SIOUX FALLS, S.D. (AP) — South Dakota officials acted prematurely in reporting that human health wasn't at risk from high ammonia releases at a Sioux Falls plant, according to water quality advocates.

Ammonia was released into the Big Sioux River following a wastewater treatment system failure at the Smithfield Foods pork processing plant last week. The South Dakota Department of Environment and Natural Resources issued a statement Friday that there was no risk to humans, though fish could be threatened.

Ammonia is used in industrial processes and can treat water. But high doses in water can cause neurological and liver problems, according to the National Institutes of Health.

Advocates have said the statement was released before the ammonia violations stopped and before the source of the problem was identified, The Argus Leader reported . The statement was also made before ammonia release peaked, advocates said. The plant is permitted to release 102 pounds of ammonia per day, but it released 2,199 pounds Saturday.

"That's an inadequate response from the DENR, because they didn't have the data to make that statement one way or the other and should have erred on the side of human health," said Dana Loseke, a leader of the Friends of the Big Sioux River advocacy group. "The amount of ammonia that was released, and that they were allowed to continue to release that amount, was obscene."

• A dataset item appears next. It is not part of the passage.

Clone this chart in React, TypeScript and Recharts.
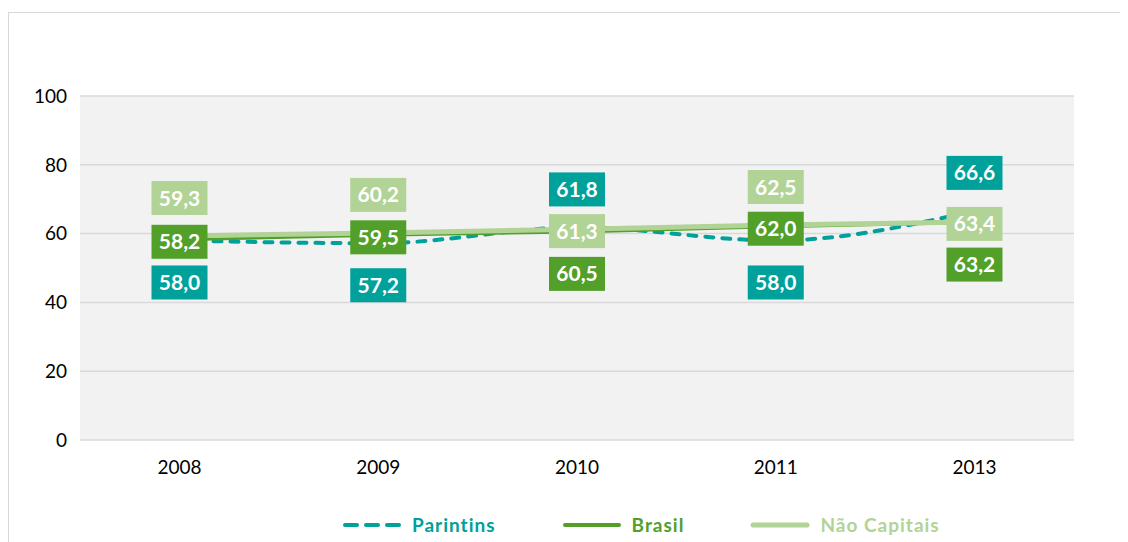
import React from "react";
import { LineChart, Line, XAxis, YAxis, CartesianGrid, LabelList } from "recharts";

const years = ["2008", "2009", "2010", "2011", "2013"];
const parintins = [58.0, 57.2, 61.8, 58.0, 66.6];
const brasil = [58.2, 59.5, 60.5, 62.0, 63.2];
const naoCapitais = [59.3, 60.2, 61.3, 62.5, 63.4];
const yTicks = [0, 20, 40, 60, 80, 100];

const COLORS: Record<string, string> = {
  parintins: "#00a19a",
  brasil: "#52a02a",
  naoCapitais: "#b2d396",
};

const FONT = "Lato, 'Open Sans', sans-serif";

const data = years.map((year, i) => ({
  year,
  parintins: parintins[i],
  brasil: brasil[i],
  naoCapitais: naoCapitais[i],
}));

// box labels: highest of the three goes above the point, lowest below
const makeLabel = (color: string) => (props: any) => {
  const { x, y, index, value } = props;
  if (x == null || y == null || value == null) return null;
  const row = [parintins[index], brasil[index], naoCapitais[index]];
  const rank = row.filter((v) => v < value).length;
  const dy = rank === 2 ? -38 : rank === 0 ? 42 : 2;
  const w = 56;
  const h = 34;
  const cy = y + dy;
  return (
    <g>
      <rect x={x - w / 2} y={cy - h / 2} width={w} height={h} fill={color} />
      <text
        x={x}
        y={cy}
        dy="0.36em"
        textAnchor="middle"
        fill="#fff"
        fontWeight="bold"
        fontSize={21}
        fontFamily={FONT}
      >
        {Number(value).toFixed(1).replace(".", ",")}
      </text>
    </g>
  );
};

const legendItems = [
  { name: "Parintins", color: COLORS.parintins, dashed: true, width: 4 },
  { name: "Brasil", color: COLORS.brasil, dashed: false, width: 4 },
  { name: "Não Capitais", color: COLORS.naoCapitais, dashed: false, width: 5 },
];

const CustomLegend = () => (
  <div
    style={{
      position: "absolute",
      top: 500,
      left: 0,
      width: 1119,
      display: "flex",
      alignItems: "center",
      paddingLeft: 333,
      boxSizing: "border-box",
      fontFamily: FONT,
    }}
  >
    {legendItems.map((item) => (
      <div key={item.name} style={{ display: "flex", alignItems: "center", marginRight: 66 }}>
        <svg width={60} height={10}>
          <line
            x1={3}
            y1={5}
            x2={57}
            y2={5}
            stroke={item.color}
            strokeWidth={item.width}
            strokeLinecap="round"
            strokeDasharray={item.dashed ? "12 9" : undefined}
          />
        </svg>
        <span style={{ color: item.color, fontWeight: "bold", fontSize: 19, marginLeft: 10, letterSpacing: 1 }}>
          {item.name}
        </span>
      </div>
    ))}
  </div>
);

export default function App() {
  return (
    <div
      style={{
        marginTop: 4,
        width: 1120,
        height: 534,
        borderTop: "1px solid #d9d9d9",
        borderLeft: "1px solid #d9d9d9",
        boxSizing: "border-box",
        position: "relative",
      }}
    >
      <LineChart width={1119} height={533} data={data} margin={{ top: 83, right: 54, left: 0, bottom: 76 }}>
        <CartesianGrid vertical={false} stroke="#d9d9d9" strokeWidth={1.5} fill="#f2f2f2" />
        <XAxis
          dataKey="year"
          axisLine={false}
          tickLine={false}
          tickSize={0}
          tickMargin={21}
          height={30}
          padding={{ left: 99.5, right: 99.5 }}
          tick={{ fill: "#000", fontSize: 19, fontFamily: FONT }}
        />
        <YAxis
          domain={[0, 100]}
          ticks={yTicks}
          axisLine={false}
          tickLine={false}
          tickSize={0}
          tickMargin={13}
          width={71}
          tick={{ fill: "#000", fontSize: 19, fontFamily: FONT }}
        />
        <Line
          type="monotone"
          dataKey="parintins"
          stroke={COLORS.parintins}
          strokeWidth={4}
          strokeDasharray="8 9"
          strokeLinecap="round"
          dot={false}
          activeDot={false}
          isAnimationActive={false}
        />
        <Line
          type="linear"
          dataKey="brasil"
          stroke={COLORS.brasil}
          strokeWidth={3}
          dot={false}
          activeDot={false}
          isAnimationActive={false}
        />
        <Line
          type="linear"
          dataKey="naoCapitais"
          stroke={COLORS.naoCapitais}
          strokeWidth={5}
          dot={false}
          activeDot={false}
          isAnimationActive={false}
        />
        {/* label-only layers so the boxes sit on top of every line */}
        <Line dataKey="parintins" stroke="none" dot={false} activeDot={false} legendType="none" isAnimationActive={false}>
          <LabelList dataKey="parintins" content={makeLabel(COLORS.parintins)} />
        </Line>
        <Line dataKey="brasil" stroke="none" dot={false} activeDot={false} legendType="none" isAnimationActive={false}>
          <LabelList dataKey="brasil" content={makeLabel(COLORS.brasil)} />
        </Line>
        <Line dataKey="naoCapitais" stroke="none" dot={false} activeDot={false} legendType="none" isAnimationActive={false}>
          <LabelList dataKey="naoCapitais" content={makeLabel(COLORS.naoCapitais)} />
        </Line>
      </LineChart>
      <CustomLegend />
    </div>
  );
}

Kelli Buscher, an administrator for the state's Surface Water Quality Program, said the state took immediate and appropriate action after Smithfield officials reported the ammonia discharges. The state worked with the plant to reduce discharges and sent inspectors to sample water several times at four different locations near the plant, she said.

Smithfield officials also said there was no risk to human health or wildlife.

"Smithfield takes environmental compliance very seriously and strives for 100 percent compliance, 100 percent of the time," the company said.